Article quoting Pope Francis by Eugenio Scalfari is 'in no way reliable', says Vatican spokesman

The Vatican has said that an interview which quotes the Pope as saying that “all divorced who ask will be admitted” to Communion is “in no way reliable” and “cannot be considered as the Pope’s thinking”.

In an article in La Repubblica, Eugenio Scalfari said the Pope made the comment during a phone interview.

According to a translation by traditionalist blog Rorate Caeli, Pope Francis said: “The diverse opinion of the bishops is part of this modernity of the Church and of the diverse societies in which she operated, but the goal is the same, and for that which regards the admission of the divorced to the Sacraments, [it] confirms that this principle has been accepted by the synod.

He added: “This is bottom line result, the de facto appraisals are entrusted to the confessors, but at the end of faster or slower paths, all the divorced who ask will be admitted.”
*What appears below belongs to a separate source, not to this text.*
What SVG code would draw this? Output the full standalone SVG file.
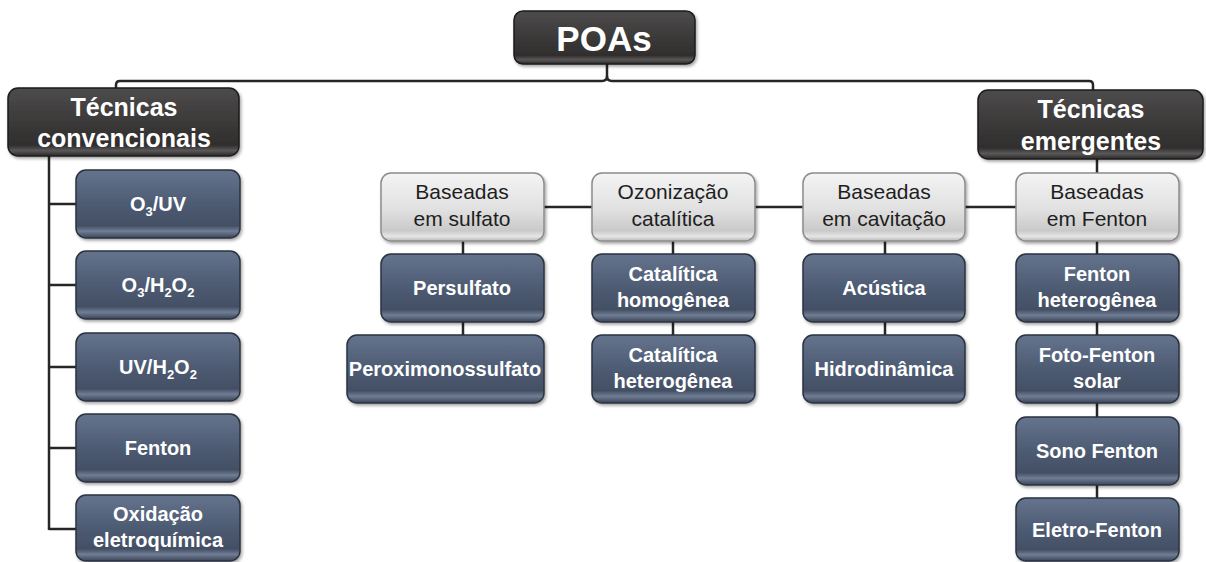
<svg xmlns="http://www.w3.org/2000/svg" width="1206" height="562" viewBox="0 0 1206 562">
<defs>
<linearGradient id="gBlue" x1="0" y1="0" x2="0" y2="1">
<stop offset="0" stop-color="#65748d"/>
<stop offset="0.45" stop-color="#4f5d75"/>
<stop offset="0.82" stop-color="#434f64"/>
<stop offset="0.9" stop-color="#707d94"/>
<stop offset="1" stop-color="#3a4557"/>
</linearGradient>
<linearGradient id="gGray" x1="0" y1="0" x2="0" y2="1">
<stop offset="0" stop-color="#f4f4f4"/>
<stop offset="0.55" stop-color="#e0e0e0"/>
<stop offset="0.85" stop-color="#c9c9c9"/>
<stop offset="0.93" stop-color="#e6e6e6"/>
<stop offset="1" stop-color="#b8b8b8"/>
</linearGradient>
<linearGradient id="gDark" x1="0" y1="0" x2="0" y2="1">
<stop offset="0" stop-color="#4d4b4b"/>
<stop offset="0.5" stop-color="#3b3939"/>
<stop offset="0.84" stop-color="#302e2e"/>
<stop offset="0.92" stop-color="#5a5858"/>
<stop offset="1" stop-color="#2a2828"/>
</linearGradient>
<filter id="sh" x="-10%" y="-10%" width="125%" height="130%">
<feDropShadow dx="1.5" dy="2" stdDeviation="1.5" flood-color="#000" flood-opacity="0.35"/>
</filter>
</defs>
<style>
.blue{fill:url(#gBlue);stroke:#2b3341;stroke-width:1.5;filter:url(#sh)}
.gray{fill:url(#gGray);stroke:#8c8c8c;stroke-width:1.5;filter:url(#sh)}
.dark{fill:url(#gDark);stroke:#1c1c1c;stroke-width:1.5;filter:url(#sh)}
.tw{font-family:"Liberation Sans",Arial,sans-serif;font-weight:bold;font-size:20px;fill:#ffffff;text-anchor:middle}
.tg{font-family:"Liberation Sans",Arial,sans-serif;font-size:21px;fill:#1e1e1e;text-anchor:middle}
.th{font-family:"Liberation Sans",Arial,sans-serif;font-weight:bold;font-size:25px;fill:#ffffff;text-anchor:middle}
.tp{font-family:"Liberation Sans",Arial,sans-serif;font-weight:bold;font-size:35px;fill:#ffffff;text-anchor:middle}
.sub{font-size:13px}
.ln{fill:none;stroke:#262626;stroke-width:2.5}
</style>
<rect x="0" y="0" width="1206" height="562" fill="#ffffff"/>

<g id="connectors">
<path class="ln" d="M116,88 V85 Q116,81 120,81 H602 Q607,81 607,76 V64"/>
<path class="ln" d="M607,76 Q607,81 612,81 H1089 Q1093,81 1093,85 V90"/>
<path class="ln" d="M49,156 V530"/>
<path class="ln" d="M49,204 H76 M49,285 H76 M49,367 H76 M49,448 H76 M49,529 H76"/>
<path class="ln" d="M544,207 H592 M755,207 H803 M965,207 H1016"/>
<path class="ln" d="M1097,159 V173 M1097,241 V254 M1097,322 V335 M1097,403 V417 M1097,485 V498"/>
<path class="ln" d="M463,241 V254 M463,322 V335"/>
<path class="ln" d="M673,241 V254 M673,322 V335"/>
<path class="ln" d="M885,241 V254 M885,322 V335"/>
</g>

<g id="poas">
<rect class="dark" x="514" y="11" width="181" height="53" rx="9"/>
<text class="tp" x="604" y="51">POAs</text>
</g>

<g id="conv">
<rect class="dark" x="8" y="88" width="231" height="68" rx="10"/>
<text class="th" x="124" y="116">Técnicas</text>
<text class="th" x="124" y="147">convencionais</text>
</g>

<g id="emerg">
<rect class="dark" x="978" y="90" width="225" height="69" rx="10"/>
<text class="th" x="1091" y="118">Técnicas</text>
<text class="th" x="1091" y="150">emergentes</text>
</g>

<g id="o3uv">
<rect class="blue" x="76" y="170" width="164" height="68" rx="10"/>
<text class="tw" x="158" y="211">O<tspan class="sub" dy="5">3</tspan><tspan dy="-5">/UV</tspan></text>
</g>
<g id="o3h2o2">
<rect class="blue" x="76" y="251" width="164" height="68" rx="10"/>
<text class="tw" x="158" y="292">O<tspan class="sub" dy="5">3</tspan><tspan dy="-5">/H</tspan><tspan class="sub" dy="5">2</tspan><tspan dy="-5">O</tspan><tspan class="sub" dy="5">2</tspan></text>
</g>
<g id="uvh2o2">
<rect class="blue" x="76" y="333" width="164" height="68" rx="10"/>
<text class="tw" x="158" y="374">UV/H<tspan class="sub" dy="5">2</tspan><tspan dy="-5">O</tspan><tspan class="sub" dy="5">2</tspan></text>
</g>
<g id="fenton">
<rect class="blue" x="76" y="414" width="164" height="68" rx="10"/>
<text class="tw" x="158" y="455">Fenton</text>
</g>
<g id="oxid">
<rect class="blue" x="76" y="495" width="164" height="66" rx="10"/>
<text class="tw" x="158" y="521">Oxidação</text>
<text class="tw" x="158" y="547">eletroquímica</text>
</g>

<g id="sulfato">
<rect class="gray" x="381" y="173" width="163" height="68" rx="10"/>
<text class="tg" x="462" y="199">Baseadas</text>
<text class="tg" x="462" y="226">em sulfato</text>
</g>
<g id="ozon">
<rect class="gray" x="592" y="173" width="163" height="68" rx="10"/>
<text class="tg" x="673" y="199">Ozonização</text>
<text class="tg" x="673" y="226">catalítica</text>
</g>
<g id="cavit">
<rect class="gray" x="803" y="173" width="162" height="68" rx="10"/>
<text class="tg" x="884" y="199">Baseadas</text>
<text class="tg" x="884" y="226">em cavitação</text>
</g>
<g id="bfenton">
<rect class="gray" x="1016" y="173" width="163" height="68" rx="10"/>
<text class="tg" x="1097" y="199">Baseadas</text>
<text class="tg" x="1097" y="226">em Fenton</text>
</g>

<g id="persulfato">
<rect class="blue" x="381" y="254" width="163" height="68" rx="10"/>
<text class="tw" x="462" y="295">Persulfato</text>
</g>
<g id="peroxi">
<rect class="blue" x="347" y="335" width="197" height="68" rx="10"/>
<text class="tw" x="445" y="376">Peroximonossulfato</text>
</g>
<g id="cathom">
<rect class="blue" x="592" y="254" width="163" height="68" rx="10"/>
<text class="tw" x="673" y="281">Catalítica</text>
<text class="tw" x="673" y="307">homogênea</text>
</g>
<g id="cathet">
<rect class="blue" x="592" y="335" width="163" height="68" rx="10"/>
<text class="tw" x="673" y="362">Catalítica</text>
<text class="tw" x="673" y="388">heterogênea</text>
</g>
<g id="acustica">
<rect class="blue" x="803" y="254" width="162" height="68" rx="10"/>
<text class="tw" x="884" y="295">Acústica</text>
</g>
<g id="hidro">
<rect class="blue" x="803" y="335" width="162" height="68" rx="10"/>
<text class="tw" x="884" y="376">Hidrodinâmica</text>
</g>

<g id="fhet">
<rect class="blue" x="1016" y="254" width="163" height="68" rx="10"/>
<text class="tw" x="1097" y="281">Fenton</text>
<text class="tw" x="1097" y="307">heterogênea</text>
</g>
<g id="foto">
<rect class="blue" x="1016" y="335" width="163" height="68" rx="10"/>
<text class="tw" x="1097" y="362">Foto-Fenton</text>
<text class="tw" x="1097" y="388">solar</text>
</g>
<g id="sono">
<rect class="blue" x="1016" y="417" width="163" height="68" rx="10"/>
<text class="tw" x="1097" y="458">Sono Fenton</text>
</g>
<g id="eletro">
<rect class="blue" x="1016" y="498" width="163" height="63" rx="10"/>
<text class="tw" x="1097" y="537">Eletro-Fenton</text>
</g>
</svg>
However, Vatican spokesman Jesuit Father Federico Lombardi told the National Catholic Register : “As has already occurred in the past, Scalfari refers in quotes what the Pope supposedly told him, but many times it does not correspond to reality, since he does not record nor transcribe the exact words of the Pope, as he himself has said many times.

“So it is clear that what is being reported by him in the latest article about the divorced and remarried is in no way a reliable and cannot be considered as the Pope’s thinking.”

He added that those who have “followed the preceding events and work in Italy know the way Scalfari writes and knows these things well.”

Since his election in 2013 Pope Francis has given a series of interviews to Scalfari, the 91-year-old who co-founded La Repubblica and was its editor from 1976 to 1996.

Previously Scalfari is said to have not used a tape recorder during his interviews with the Pope.

In 2014, the Vatican said one of Scalfari’s interviews, in which the Pope discussed sex abuse, should not be considered a record of his exact works.

Suggesting that the “naïve reader” was being “manipulated” by certain portions of the article, Vatican spokesman Jesuit Father Lombardi expressed particular scepticism about two statements attributed to Pope Francis: a claim that some cardinals have been guilty of sexually abusing children and a vow to “find solutions” to the “problem” of priestly celibacy.

The synod fathers voted narrowly to approve a section about the pastoral care of remarried Catholics at the end of last month’s synod. Church leaders have disagreed on whether the final report opens the way for the remarried to receive Communion.